Module 11: Guardrails and Thresholds¶
What's the big idea?¶
Your model generates a probability: 0.72 for intent A.
Now what?
Guardrails turn that number into an action. They're like traffic lights:
- 🟢 Green: AUTO (system handles it)
- 🟡 Yellow: REVIEW (human takes a look)
- 🔴 Red: ABSTAIN (don't touch it, escalate)
Without guardrails, teams either auto-route everything and fail spectacularly, or escalate everything and burn out analysts.
With guardrails, you get controlled automation with safe fallback.
The math in plain terms¶
Define three confidence bands:
- \(\tau_{high}\) is your high confidence boundary
- \(\tau_{low}\) is your low confidence boundary
- Everything in between goes to a human
Real-world scenario: Auto-close policy¶
You handle three ticket categories with different risk profiles:
Low-risk (e.g., "how do I reset password?"): - Auto-close if confidence ≥ 0.90 - Human review if confidence 0.70–0.90 - Abstain if confidence < 0.70
High-risk (e.g., "potential security breach"): - Auto-close if confidence ≥ 0.98 (super high bar) - Human review if confidence 0.60–0.98 (lower threshold, more caution) - Abstain if confidence < 0.60
Different thresholds, different risk levels. Makes sense.
How to try this¶
Run notebooks/math-foundations/11_guardrails_thresholds.ipynb and:
- Simulate different threshold bands on real confidence scores
- Measure auto-rate, review-rate, abstain-rate
- Compare outcomes under strict vs relaxed policies
The traps to avoid¶
❌ The trap: Tune only for "automation rate" (move more tickets automatically)
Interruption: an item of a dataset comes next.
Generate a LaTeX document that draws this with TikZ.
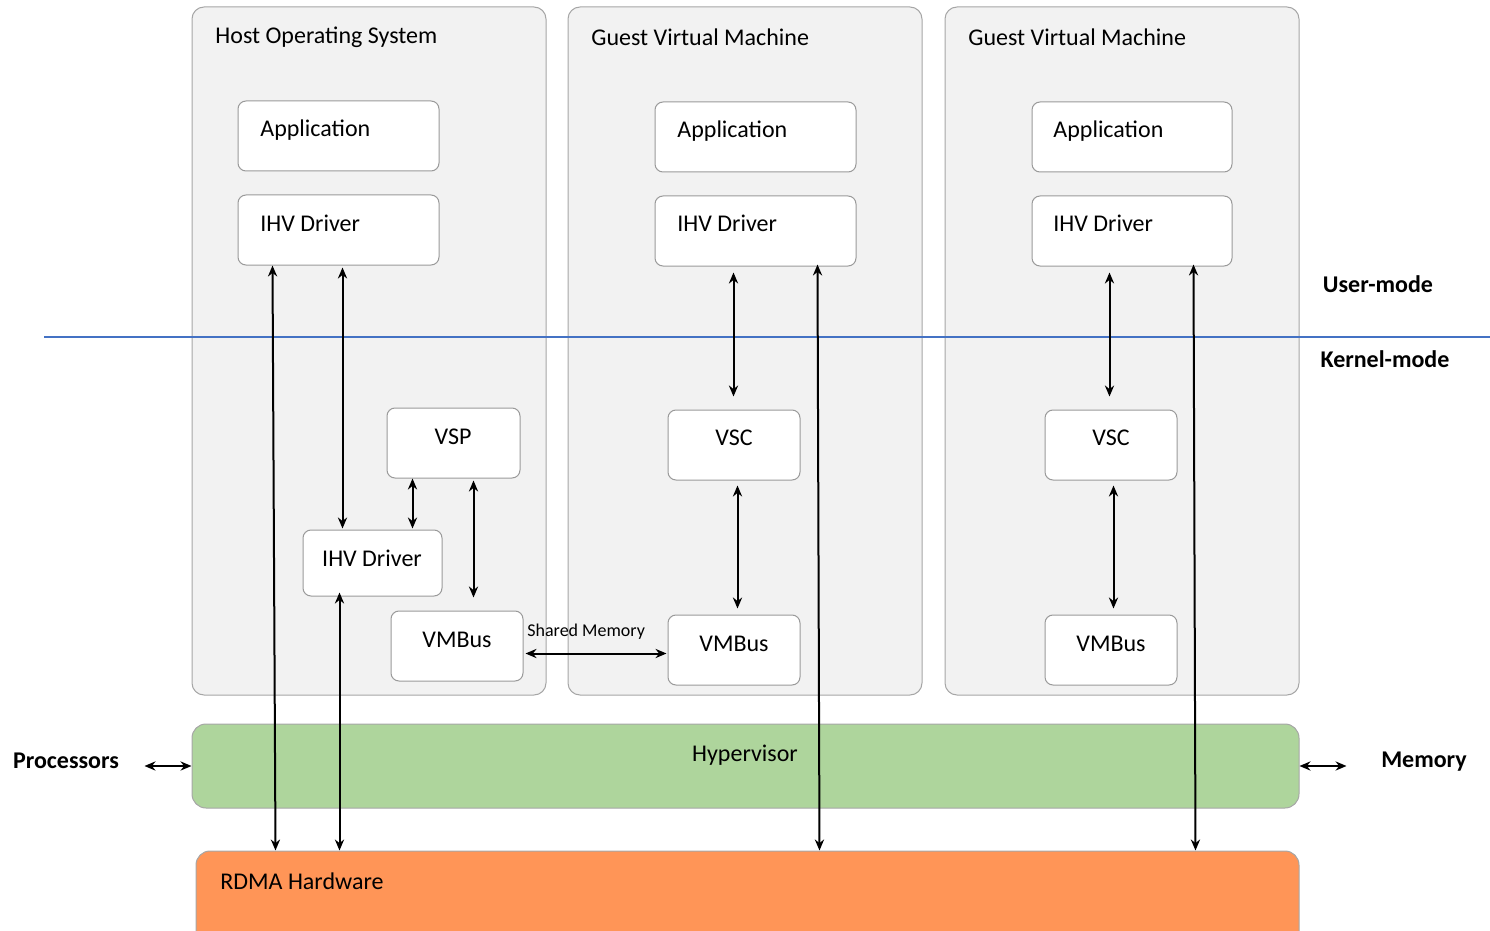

✅ The smart move: Tune for business impact: quality, SLA, incidents, analyst load
Checklist for you¶
- [ ] Are thresholds defined per risk class, not globally?
- [ ] Are fallback paths actually implemented and tested?
- [ ] Is abstention logged and monitored?
- [ ] Do threshold changes go through a review/approval process?